Bobby Cox died at 84 on Saturday, and John Schneider now works in a Toronto job Cox helped shape decades ago.

Cox is tied forever to Atlanta, but his 4 seasons in the Blue Jays dugout changed the course of this franchise. He arrived in 1982 and quickly pushed the club out of its early expansion drift.

Toronto went 78-84 in his first season, and that mattered because the Blue Jays had never finished that high before. It was the first sign the club was finally starting to look like a real contender.

The bigger jump came in 1983, when Cox led Toronto to 89 wins and the first winning record in franchise history. He followed that with another 89-win season in 1984.

By 1985, the breakthrough hit. The Blue Jays won 99 games, took the American League East, and gave the franchise its first division title under Cox.

That season also earned him the American League Manager of the Year award, the first of 4 such honors over his career.
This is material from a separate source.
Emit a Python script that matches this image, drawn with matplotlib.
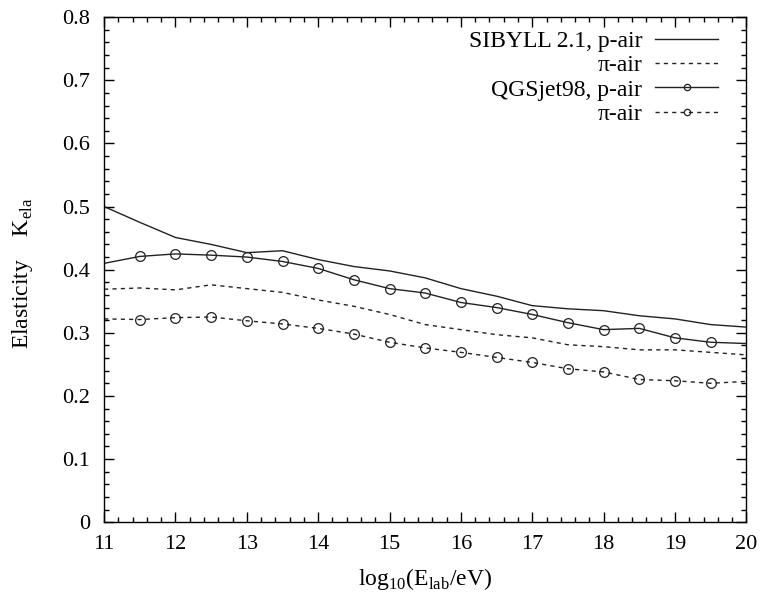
import matplotlib
matplotlib.use("Agg")
import matplotlib.pyplot as plt
from matplotlib.ticker import MultipleLocator

plt.rcParams['font.family'] = 'Liberation Serif'
plt.rcParams['mathtext.fontset'] = 'custom'
plt.rcParams['mathtext.rm'] = 'Liberation Serif'

# energies log10(E/eV)
energy = [11, 11.5, 12, 12.5, 13, 13.5, 14, 14.5, 15, 15.5, 16, 16.5, 17, 17.5, 18, 18.5, 19, 19.5, 20]

sibyll_p = [0.500, 0.475, 0.451, 0.440, 0.427, 0.430, 0.416, 0.405, 0.398, 0.387, 0.370, 0.358, 0.343,
            0.338, 0.335, 0.327, 0.322, 0.313, 0.309]
sibyll_pi = [0.369, 0.371, 0.368, 0.376, 0.370, 0.364, 0.352, 0.342, 0.329, 0.313, 0.305, 0.297, 0.292,
             0.281, 0.278, 0.273, 0.273, 0.269, 0.265]
qgs_p = [0.410, 0.421, 0.425, 0.423, 0.420, 0.413, 0.402, 0.384, 0.370, 0.363, 0.348, 0.340, 0.329,
         0.316, 0.305, 0.307, 0.292, 0.285, 0.283]
qgs_pi = [0.322, 0.321, 0.324, 0.325, 0.319, 0.314, 0.307, 0.298, 0.285, 0.276, 0.269, 0.261, 0.253,
          0.243, 0.238, 0.226, 0.224, 0.220, 0.223]

fig = plt.figure(figsize=(7.6, 5.94), dpi=100)
ax = fig.add_axes([0.137, 0.121, 0.845, 0.850])

dash = (0, (3, 3))
inner = list(range(1, len(energy) - 1))
ax.plot(energy, sibyll_p, color='#222222', lw=1.0, label='SIBYLL 2.1, p-air')
ax.plot(energy, sibyll_pi, color='#222222', lw=1.0, ls=dash, label='\u03c0-air')
ax.plot(energy, qgs_p, color='#222222', lw=1.0, marker='o', mfc='none', ms=7, mew=0.9,
        markevery=inner, label='QGSjet98, p-air')
ax.plot(energy, qgs_pi, color='#222222', lw=1.0, ls=dash, marker='o', mfc='none', ms=7, mew=0.9,
        markevery=inner, label='\u03c0-air')

ax.set_xlim(11, 20)
ax.set_ylim(0, 0.8)
ax.xaxis.set_major_locator(MultipleLocator(1))
ax.xaxis.set_minor_locator(MultipleLocator(0.2))
ax.yaxis.set_major_locator(MultipleLocator(0.1))
ax.yaxis.set_minor_locator(MultipleLocator(0.02))
ax.set_yticklabels([f'{v:g}' for v in ax.get_yticks()])
ax.tick_params(which='both', direction='in', top=True, right=True, labelsize=16, width=1.0)
ax.tick_params(which='major', length=7)
ax.tick_params(which='minor', length=3.6)
ax.tick_params(axis='y', pad=10)
ax.tick_params(axis='x', pad=9)
for s in ax.spines.values():
    s.set_linewidth(1.0)

ax.set_xlabel(r'log$_{10}$(E$_{\mathrm{lab}}$/eV)', fontsize=17, labelpad=9)
ax.set_ylabel(r'Elasticity    K$_{\mathrm{ela}}$', fontsize=17)
ax.yaxis.set_label_coords(-0.107, 0.493)

leg = ax.legend(loc='upper right', bbox_to_anchor=(0.956, 0.974), frameon=False, markerfirst=False,
                fontsize=17, handlelength=2.67, labelspacing=0.12, borderaxespad=0, borderpad=0,
                handletextpad=0.55, markerscale=0.65)

fig.savefig('out.png', dpi=100)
In Toronto, that award came with real weight because he built a winner before the Blue Jays had any October history at all.

Cox gave Toronto its first real rise

Cox's Blue Jays did not finish the job in the 1985 ALCS after taking a 3-1 lead over Kansas City. That sting stayed with the franchise, but it did not erase what he had already changed inside the dugout and on the field.

His record in Toronto was 355-292, and those seasons turned the club from an afterthought into a team expected to win. That shift set up the stronger years that followed later in the decade.

Cox left after the 1985 season to return to Atlanta as general manager, a move tied in part to family and home. Toronto lost its manager, but the standard he set stayed behind.

Around the game, Cox will be remembered most for 2,504 wins, 14 straight division titles in Atlanta, and a Hall of Fame career. Toronto should remember him for something just as meaningful: he showed this franchise what first place looked like.

He was not the manager of the Blue Jays' World Series clubs. He was the manager who helped make those expectations feel possible in the first place.

That is why his passing hits harder than a simple history note. Cox was one of the men who gave baseball in Toronto its edge, its belief, and its first real taste of October stakes.

For Blue Jays fans, Bobby Cox belongs in any serious conversation about the managers who changed this organization. His time in Toronto was not long, but it was franchise-shaping.